Information provided
— Start —

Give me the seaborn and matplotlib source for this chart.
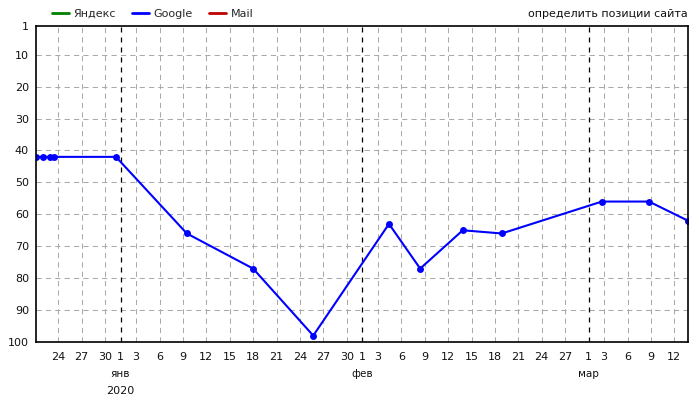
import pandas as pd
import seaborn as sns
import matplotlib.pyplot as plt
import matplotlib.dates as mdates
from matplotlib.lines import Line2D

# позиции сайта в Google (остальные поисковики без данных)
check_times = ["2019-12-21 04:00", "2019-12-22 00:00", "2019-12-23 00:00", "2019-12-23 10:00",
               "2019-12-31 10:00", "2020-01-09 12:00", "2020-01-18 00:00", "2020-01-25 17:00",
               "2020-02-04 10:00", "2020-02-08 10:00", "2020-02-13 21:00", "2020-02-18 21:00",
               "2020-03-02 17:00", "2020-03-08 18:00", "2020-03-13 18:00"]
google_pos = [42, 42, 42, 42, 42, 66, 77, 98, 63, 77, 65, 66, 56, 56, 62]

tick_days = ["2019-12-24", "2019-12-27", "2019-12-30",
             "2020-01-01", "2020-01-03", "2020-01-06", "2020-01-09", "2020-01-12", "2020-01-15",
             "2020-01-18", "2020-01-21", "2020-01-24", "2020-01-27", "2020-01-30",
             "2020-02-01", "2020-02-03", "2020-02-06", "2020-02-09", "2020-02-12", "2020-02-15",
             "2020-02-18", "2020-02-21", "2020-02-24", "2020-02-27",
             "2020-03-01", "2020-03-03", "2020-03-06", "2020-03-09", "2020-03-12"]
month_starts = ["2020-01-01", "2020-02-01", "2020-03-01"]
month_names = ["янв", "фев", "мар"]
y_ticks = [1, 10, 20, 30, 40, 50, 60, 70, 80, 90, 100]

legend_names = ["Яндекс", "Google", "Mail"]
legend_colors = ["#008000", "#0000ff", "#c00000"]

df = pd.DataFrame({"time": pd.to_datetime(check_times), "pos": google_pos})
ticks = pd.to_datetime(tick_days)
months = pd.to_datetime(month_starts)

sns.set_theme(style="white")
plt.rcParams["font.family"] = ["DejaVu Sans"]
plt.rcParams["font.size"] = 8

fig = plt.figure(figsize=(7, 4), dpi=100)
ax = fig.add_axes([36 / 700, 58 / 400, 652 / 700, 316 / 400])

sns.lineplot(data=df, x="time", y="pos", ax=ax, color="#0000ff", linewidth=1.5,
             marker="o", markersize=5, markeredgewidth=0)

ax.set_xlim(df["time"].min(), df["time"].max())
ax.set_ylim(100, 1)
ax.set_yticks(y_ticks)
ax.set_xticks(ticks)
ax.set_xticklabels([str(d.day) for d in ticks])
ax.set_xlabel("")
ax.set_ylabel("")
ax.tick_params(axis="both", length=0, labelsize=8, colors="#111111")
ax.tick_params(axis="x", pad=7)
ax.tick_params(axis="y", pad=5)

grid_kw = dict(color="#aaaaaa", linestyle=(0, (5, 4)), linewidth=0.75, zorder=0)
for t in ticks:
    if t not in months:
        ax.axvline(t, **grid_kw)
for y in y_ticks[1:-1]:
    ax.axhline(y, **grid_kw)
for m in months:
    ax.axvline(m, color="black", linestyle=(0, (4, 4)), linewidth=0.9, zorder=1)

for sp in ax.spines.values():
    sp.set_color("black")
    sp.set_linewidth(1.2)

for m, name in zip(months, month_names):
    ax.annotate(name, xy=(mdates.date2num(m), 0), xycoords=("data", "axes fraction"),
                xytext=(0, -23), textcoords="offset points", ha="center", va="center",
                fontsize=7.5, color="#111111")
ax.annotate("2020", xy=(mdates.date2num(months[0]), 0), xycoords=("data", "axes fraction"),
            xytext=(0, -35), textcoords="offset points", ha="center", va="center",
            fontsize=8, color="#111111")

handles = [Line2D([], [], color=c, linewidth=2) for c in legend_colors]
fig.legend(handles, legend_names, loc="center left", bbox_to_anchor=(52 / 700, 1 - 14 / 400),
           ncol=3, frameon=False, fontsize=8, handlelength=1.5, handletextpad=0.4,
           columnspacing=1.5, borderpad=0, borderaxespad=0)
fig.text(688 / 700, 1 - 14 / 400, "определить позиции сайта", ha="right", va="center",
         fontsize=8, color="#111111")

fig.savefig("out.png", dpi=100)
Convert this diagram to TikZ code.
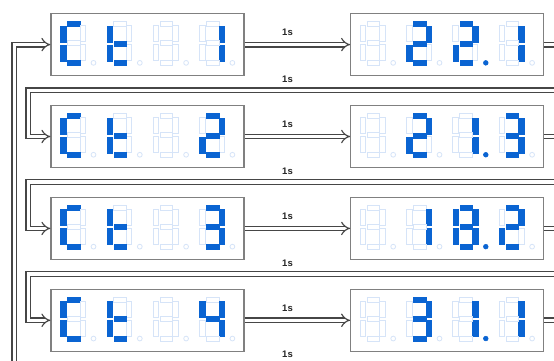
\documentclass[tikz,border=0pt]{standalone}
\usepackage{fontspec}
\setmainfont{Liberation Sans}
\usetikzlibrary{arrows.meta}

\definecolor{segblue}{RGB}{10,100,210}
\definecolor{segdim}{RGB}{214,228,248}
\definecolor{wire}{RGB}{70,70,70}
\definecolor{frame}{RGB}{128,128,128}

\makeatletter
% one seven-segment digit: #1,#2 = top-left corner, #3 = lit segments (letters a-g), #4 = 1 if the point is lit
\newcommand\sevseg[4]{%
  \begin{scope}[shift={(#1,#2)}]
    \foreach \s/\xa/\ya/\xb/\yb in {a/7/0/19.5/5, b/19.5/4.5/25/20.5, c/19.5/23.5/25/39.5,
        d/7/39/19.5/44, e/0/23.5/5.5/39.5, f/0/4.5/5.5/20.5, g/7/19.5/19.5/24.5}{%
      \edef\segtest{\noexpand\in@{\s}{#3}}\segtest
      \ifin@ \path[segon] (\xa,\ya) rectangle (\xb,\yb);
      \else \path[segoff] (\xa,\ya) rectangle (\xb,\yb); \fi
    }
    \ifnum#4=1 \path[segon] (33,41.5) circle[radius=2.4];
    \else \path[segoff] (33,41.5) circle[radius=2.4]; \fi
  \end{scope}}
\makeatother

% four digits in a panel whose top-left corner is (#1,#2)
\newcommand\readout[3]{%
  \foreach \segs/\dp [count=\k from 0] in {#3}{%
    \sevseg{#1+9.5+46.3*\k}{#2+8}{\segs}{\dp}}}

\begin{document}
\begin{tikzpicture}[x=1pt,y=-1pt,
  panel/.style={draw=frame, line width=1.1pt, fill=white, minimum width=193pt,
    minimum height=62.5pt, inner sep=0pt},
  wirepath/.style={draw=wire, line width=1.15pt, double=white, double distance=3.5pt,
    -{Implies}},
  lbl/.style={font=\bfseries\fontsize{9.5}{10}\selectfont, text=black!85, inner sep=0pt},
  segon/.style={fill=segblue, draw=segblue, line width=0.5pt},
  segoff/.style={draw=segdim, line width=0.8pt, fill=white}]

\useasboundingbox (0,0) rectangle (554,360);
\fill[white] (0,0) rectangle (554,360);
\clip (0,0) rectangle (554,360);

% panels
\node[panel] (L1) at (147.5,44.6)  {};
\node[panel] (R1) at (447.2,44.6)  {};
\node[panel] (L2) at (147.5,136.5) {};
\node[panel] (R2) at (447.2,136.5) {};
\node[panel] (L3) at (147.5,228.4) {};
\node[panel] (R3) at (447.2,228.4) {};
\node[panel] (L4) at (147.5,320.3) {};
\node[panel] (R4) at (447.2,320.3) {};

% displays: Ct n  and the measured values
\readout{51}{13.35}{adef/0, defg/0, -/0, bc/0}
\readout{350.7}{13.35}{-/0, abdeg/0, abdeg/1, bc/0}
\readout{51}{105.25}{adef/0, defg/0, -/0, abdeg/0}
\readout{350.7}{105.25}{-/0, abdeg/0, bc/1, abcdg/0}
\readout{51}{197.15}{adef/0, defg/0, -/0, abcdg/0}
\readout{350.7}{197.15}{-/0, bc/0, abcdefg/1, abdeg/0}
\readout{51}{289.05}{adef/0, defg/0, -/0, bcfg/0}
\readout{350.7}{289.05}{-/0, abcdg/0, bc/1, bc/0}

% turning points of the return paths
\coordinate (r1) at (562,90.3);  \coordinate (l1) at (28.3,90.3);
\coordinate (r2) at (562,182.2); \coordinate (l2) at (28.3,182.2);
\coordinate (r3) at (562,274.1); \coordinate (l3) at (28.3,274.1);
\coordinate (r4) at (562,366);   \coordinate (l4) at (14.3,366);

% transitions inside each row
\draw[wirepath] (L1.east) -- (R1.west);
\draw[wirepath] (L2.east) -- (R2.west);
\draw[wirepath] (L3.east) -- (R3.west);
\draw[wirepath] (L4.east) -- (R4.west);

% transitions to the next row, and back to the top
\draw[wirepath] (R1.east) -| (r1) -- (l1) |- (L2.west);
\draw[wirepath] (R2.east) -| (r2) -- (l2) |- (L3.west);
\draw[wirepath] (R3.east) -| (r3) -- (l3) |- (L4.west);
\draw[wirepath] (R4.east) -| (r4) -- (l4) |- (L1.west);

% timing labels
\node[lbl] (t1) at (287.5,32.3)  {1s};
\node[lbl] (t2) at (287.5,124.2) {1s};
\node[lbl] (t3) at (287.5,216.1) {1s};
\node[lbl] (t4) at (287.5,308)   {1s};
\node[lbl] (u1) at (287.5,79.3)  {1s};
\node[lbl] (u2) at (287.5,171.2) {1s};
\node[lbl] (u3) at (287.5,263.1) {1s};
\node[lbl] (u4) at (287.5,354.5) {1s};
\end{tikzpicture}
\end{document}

— End —

Exercise directions
Please reproduce the listing exactly from its opening line through the line that contains "80, 90, 100]", both included, with all pictures omitted.

Task output
Give me the seaborn and matplotlib source for this chart.
import pandas as pd
import seaborn as sns
import matplotlib.pyplot as plt
import matplotlib.dates as mdates
from matplotlib.lines import Line2D

# позиции сайта в Google (остальные поисковики без данных)
check_times = ["2019-12-21 04:00", "2019-12-22 00:00", "2019-12-23 00:00", "2019-12-23 10:00",
               "2019-12-31 10:00", "2020-01-09 12:00", "2020-01-18 00:00", "2020-01-25 17:00",
               "2020-02-04 10:00", "2020-02-08 10:00", "2020-02-13 21:00", "2020-02-18 21:00",
               "2020-03-02 17:00", "2020-03-08 18:00", "2020-03-13 18:00"]
google_pos = [42, 42, 42, 42, 42, 66, 77, 98, 63, 77, 65, 66, 56, 56, 62]

tick_days = ["2019-12-24", "2019-12-27", "2019-12-30",
             "2020-01-01", "2020-01-03", "2020-01-06", "2020-01-09", "2020-01-12", "2020-01-15",
             "2020-01-18", "2020-01-21", "2020-01-24", "2020-01-27", "2020-01-30",
             "2020-02-01", "2020-02-03", "2020-02-06", "2020-02-09", "2020-02-12", "2020-02-15",
             "2020-02-18", "2020-02-21", "2020-02-24", "2020-02-27",
             "2020-03-01", "2020-03-03", "2020-03-06", "2020-03-09", "2020-03-12"]
month_starts = ["2020-01-01", "2020-02-01", "2020-03-01"]
month_names = ["янв", "фев", "мар"]
y_ticks = [1, 10, 20, 30, 40, 50, 60, 70, 80, 90, 100]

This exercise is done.